UNION — Effective teachers and principals are the key to children from even most impoverished of backgrounds succeeding academically, the State Superintendent of Education told the Union Rotary Club this week.
Dr. Mick Zais, who was guest speaker during the club’s weekly meeting at Covenant Baptist Church, told the Rotarians that the goal of public education in South Carolina is that every student “acquires an education that provides the knowledge, skills, and attitudes to succeed in careers or college as contributing members of society.”
Zais said his vision for public education is that of system “that puts the interests of parents and students first by providing every parent and child the opportunity to choose a school with the environment and curriculum that best fits the needs, abilities, and aspirations of the student, and where every school is led by an effective principal with effective teachers.”

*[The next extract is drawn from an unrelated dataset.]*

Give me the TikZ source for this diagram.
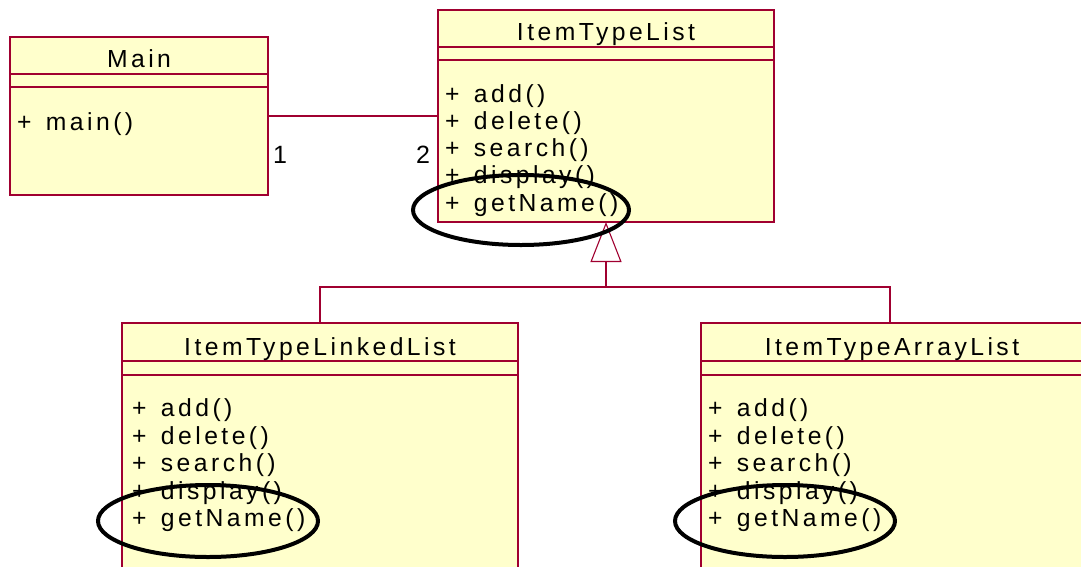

The impact of poverty on education was also discussed by Zais who rejected the idea that children from impoverished backgrounds cannot get excel academically.
“Poor kids can learn,” Zais said. “Students of poverty and from difficult home environments can learn and achieve their potential.”
Zais pointed out that students in China and India, countries with higher rates of poverty than American, outperform American students academically. He also pointed out that many schools in South Carolina with high poverty rates are also excelling academically.
Prior to addressing the Rotary Club, Zais visited two of those schools — Monarch Elementary and Foster Park Elementary — and presented the staffs of those schools with charts rating the academic success of schools with high poverty levels in 2011-2012. Both Monarch and Foster Park received As as did Buffalo Elementary School and Lockhart School. The Union County School District, which has a poverty rate of 80.4 percent, received a B.
Zais praised the district’s elementary schools for their performance, pointing out that not only was it proof of his contention that children can overcome poverty to excel academically, but that their performance is especially impressive compared to schools with similar levels of poverty.
“I’m very encouraged by what I saw here,” Zais said. “It is not characteristic of what I’ve seen elsewhere.”
During his visit to Foster Park, Zais asked Principle Barbara Palmer the school’s efforts to educate its students. Palmer said the school’s teachers and staff work together to create a family atmosphere at the school that enables teachers to nurture students and encourages students to learn. She that despite its high poverty level, the school’s policy is that every child can learn despite their economic status.
Zais, Palmer and the rest of those attending the meeting agreed that academic success begins in elementary school and the key to that success is talented teachers who are committed to educating their students. In his address to Rotary, Zais emphasized the importance of teachers in the educational process, pointing out that a child who does poorly with one teacher may do well with another.
“After the home environment, teachers are the single most important component of a child’s education,” Zais said. “Yet teacher vary enormously in their effectiveness.
“A teacher in the top 20 percent of effectiveness will impart 18 months of learning in one academic year,” he said. “A teacher in the bottom 20 percent will impart six months of learning. That is a one year difference in learning between an excellent and a poor teacher.”
Zais said the effectiveness of their teacher has a greater impact on a child’s education than the quality of their school.
“Differences in teacher effectiveness are far greater than differences in schools,” Zais said. “Students are far better off with an effective teacher in a poor school that an ineffective teacher in a good school. The sad fact is a student with an ineffective teacher two or three years in a row is unlikely to ever catch up unless there are extraordinary circumstances.”
Zais said effective principals are also needed.
“The most effective principals, those in the top 20 percent, will raise achievement test scores school wide by 15 percent points,” Zais said. “The most ineffective principals, those in the bottom 20 percent, will lower school wide achievement test scores by 15 percentage points. This is an enormous difference.”
During his meeting at Foster Park Elementary, Zais said the most important job a principal has is to recruit, encourage and retain talented, committed teachers. He reiterated this in his address to Rotary.
“The primary role of principals is to recruit, develop, motivate and retain excellent teachers,” Zais said. “Other jobs are important, but secondary.”
Zais said that teachers and principals “must be fairly evaluated and appropriately rewarded based on student learning” and that those determined to be ineffective given the opportunity to improve. Those who fail to improve would then face termination.
“Ineffective teachers and principals must be given an appropriate, but not excessive, amount of time and support to improve,” Zais said. “Continued failure to meet standards means they must be removed.”
While teachers and principals must be held accountable, Zais they must also have the authority to do their jobs.
“If you hold people accountable, you must give them the authority to influence outcomes,” Zais said. “Superintendents must have the authority to hire, evaluate, and fire principals. Principals must have authority over budgets, hiring, firing, and other programs in their schools. Teachers must have the authority to maintain discipline in the classroom and award grades in accordance with student learning.”
Zais said the classroom discipline is vital for learning and that teachers must be supported in their efforts to maintain discipline in order to teach.
“For learning to occur in the classroom, the teacher must have control and discipline,” Zais said. “This will not happen unless the teacher is supported by the principal, the district superintendent, and the school board.”